车上了高速,在群山和隧道间转换穿梭,临近春节,高速上的车流比往常要多,许多连夜千里奔袭回家过节的人,童瞳不知怎么突然想到大四那一年的春节前夕,晚上他跟边城在一家很小的烤肉店吃东西,出来后发现下雪了,站在路边,赶着回家的路人匆匆从他们身边走过,湿漉漉的地面倒映着灯红酒绿,一派俗世的奔波和热闹。
又快到一年中的归巢之期,原本没想要回家,却意外地应了个景。
沈沉问到童瞳母亲身体的状况,童瞳原本以为是遗传的舞蹈症发作了,没想到不是,童世宁说是胆囊结石,郁星痛到昏倒,幸好是在家,醒过来后的求救电话居然是打给了前夫童世宁,童世宁大半夜惊醒,赶紧叫了救护车一起送到了医院,检查过后确定是胆结石,但除此之外还发现一块不明确的肿瘤阴影,需要手术后活检确定性质。
沈沉的声音听起来很沉稳:“别慌啊小瞳,阿姨肯定没事儿,一般如果是恶性的可能性偏多,医生会提前有个暗示,如果没有就说明可能性不大。”
童瞳不在医院,不知道医生具体跟童世宁怎么讲,他倒没心慌,只是心里有些压着。
沈沉微微侧过眼看了看童瞳,倒被童瞳反安慰了下:“没事,生老病死都是命,来了也只能迎着。”
“咳,这话说的……”沈沉有些语塞。
童瞳头一回跟沈沉讲起了他的父母,关于郁星和童世宁,一切的一切摊开了来讲,不过是一个俗套的婚姻不幸福的故事,但每一个俗套的悲剧,身在其中的人感受到的都是远离俗套的,五花八门的不幸。
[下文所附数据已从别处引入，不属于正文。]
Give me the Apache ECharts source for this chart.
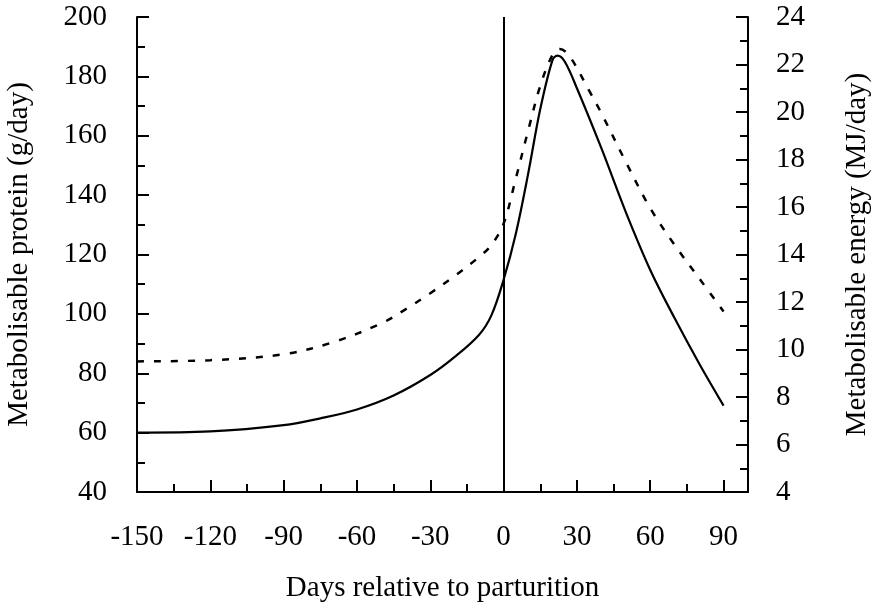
<!DOCTYPE html>
<html>
<head>
<meta charset="utf-8">
<script src="https://cdn.jsdelivr.net/npm/echarts@6/dist/echarts.min.js"></script>
<style>
  html,body{margin:0;padding:0;background:#fff;}
  #chart{width:875px;height:608px;}
</style>
</head>
<body>
<div id="chart"></div>
<script>
// days relative to parturition
var proteinDays = [-150,-120,-90,-75,-60,-45,-30,-20,-10,-5,0,5,10,15,20,22,25,30,40,50,60,70,80,90];
// metabolisable protein, g/day (solid, left axis)
var proteinValues = [60,60.4,62.5,64.8,67.8,72.5,79.4,85.5,93,99.5,111.5,127,147,169,185.5,187,185,176,155.8,134.3,114.8,98.5,83.3,69.1];

var energyDays = [-150,-120,-90,-70,-50,-40,-30,-20,-10,-5,0,5,10,15,20,23,27,35,40,50,60,70,80,90];
// metabolisable energy, MJ/day (dashed, right axis)
var energyValues = [9.5,9.55,9.8,10.3,11.1,11.7,12.37,13.1,13.9,14.4,15.3,17.2,19.2,21.1,22.4,22.65,22.35,20.9,19.95,17.9,15.95,14.4,13.0,11.6];

var fontFam = '"Liberation Serif", "Times New Roman", serif';
var fs = 29;

function pairs(xs, ys){
  var out = [];
  for(var i=0;i<xs.length;i++){ out.push([xs[i], ys[i]]); }
  return out;
}

var chart = echarts.init(document.getElementById('chart'));
chart.setOption({
  backgroundColor:'#fff',
  animation:false,
  grid:{left:137,right:127,top:17,bottom:116,outerBoundsMode:'none',containLabel:false},
  xAxis:[
    {
      type:'value', min:-150, max:100, interval:30,
      name:'Days relative to parturition', nameLocation:'middle', nameGap:82,
      nameTextStyle:{fontFamily:fontFam,fontSize:fs,color:'#000'},
      axisLine:{show:true,onZero:false,lineStyle:{color:'#000',width:2}},
      axisTick:{show:true,inside:true,length:12,lineStyle:{color:'#000',width:2}},
      axisLabel:{fontFamily:fontFam,fontSize:fs,color:'#000',margin:31,showMaxLabel:false,
        formatter:function(v){ return v>90 ? '' : String(v); }},
      splitLine:{show:false}
    },
    {
      // minor ticks every 15 days
      type:'value', min:-150, max:100, interval:15, position:'bottom',
      axisLine:{show:false,onZero:false},
      axisTick:{show:true,inside:true,length:8,lineStyle:{color:'#000',width:2}},
      axisLabel:{show:false},
      splitLine:{show:false}
    }
  ],
  yAxis:[
    {
      type:'value', min:40, max:200, interval:20, position:'left',
      name:'Metabolisable protein (g/day)', nameLocation:'middle', nameGap:103, nameRotate:90,
      nameTextStyle:{fontFamily:fontFam,fontSize:fs,color:'#000'},
      axisLine:{show:true,onZero:false,lineStyle:{color:'#000',width:2}},
      axisTick:{show:true,inside:true,length:12,lineStyle:{color:'#000',width:2}},
      minorTick:{show:true,splitNumber:2,length:8,lineStyle:{color:'#000',width:2}},
      axisLabel:{fontFamily:fontFam,fontSize:fs,color:'#000',margin:30},
      splitLine:{show:false}
    },
    {
      type:'value', min:4, max:24, interval:2, position:'right',
      name:'Metabolisable energy (MJ/day)', nameLocation:'middle', nameGap:95, nameRotate:90,
      nameTextStyle:{fontFamily:fontFam,fontSize:fs,color:'#000'},
      axisLine:{show:true,onZero:false,lineStyle:{color:'#000',width:2}},
      axisTick:{show:true,inside:true,length:12,lineStyle:{color:'#000',width:2}},
      minorTick:{show:true,splitNumber:2,length:8,lineStyle:{color:'#000',width:2}},
      axisLabel:{fontFamily:fontFam,fontSize:fs,color:'#000',margin:28},
      splitLine:{show:false}
    }
  ],
  series:[
    {
      name:'Metabolisable protein', type:'line', xAxisIndex:0, yAxisIndex:0,
      data:pairs(proteinDays, proteinValues),
      smooth:0.35, showSymbol:false, symbol:'none',
      lineStyle:{color:'#000',width:2.2},
      markLine:{
        silent:true, symbol:['none','none'], label:{show:false},
        lineStyle:{color:'#000',width:2,type:'solid'},
        data:[{xAxis:0}]
      }
    },
    {
      name:'Metabolisable energy', type:'line', xAxisIndex:0, yAxisIndex:1,
      data:pairs(energyDays, energyValues),
      smooth:0.35, showSymbol:false, symbol:'none',
      lineStyle:{color:'#000',width:2.5,type:[7,10]}
    }
  ]
});
</script>
</body>
</html>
这一对父母远没有沈沉的父母经历过那么罕见的抓马人生,但是沈沉这见惯大风大浪的也忍不住唏嘘:“他们怎么能这么对你,小瞳,哎你可真是……你都是怎么长大的啊……”
童瞳原意不是想招惹沈沉讲出这么让他掉鸡皮疙瘩的话,但这些俗世经历听在沈沉耳朵里全成了童瞳可太不容易了,这种成长环境没发疯简直是神迹。
童瞳闭了嘴,大半夜的沈沉有点疯,说什么都一惊一乍的。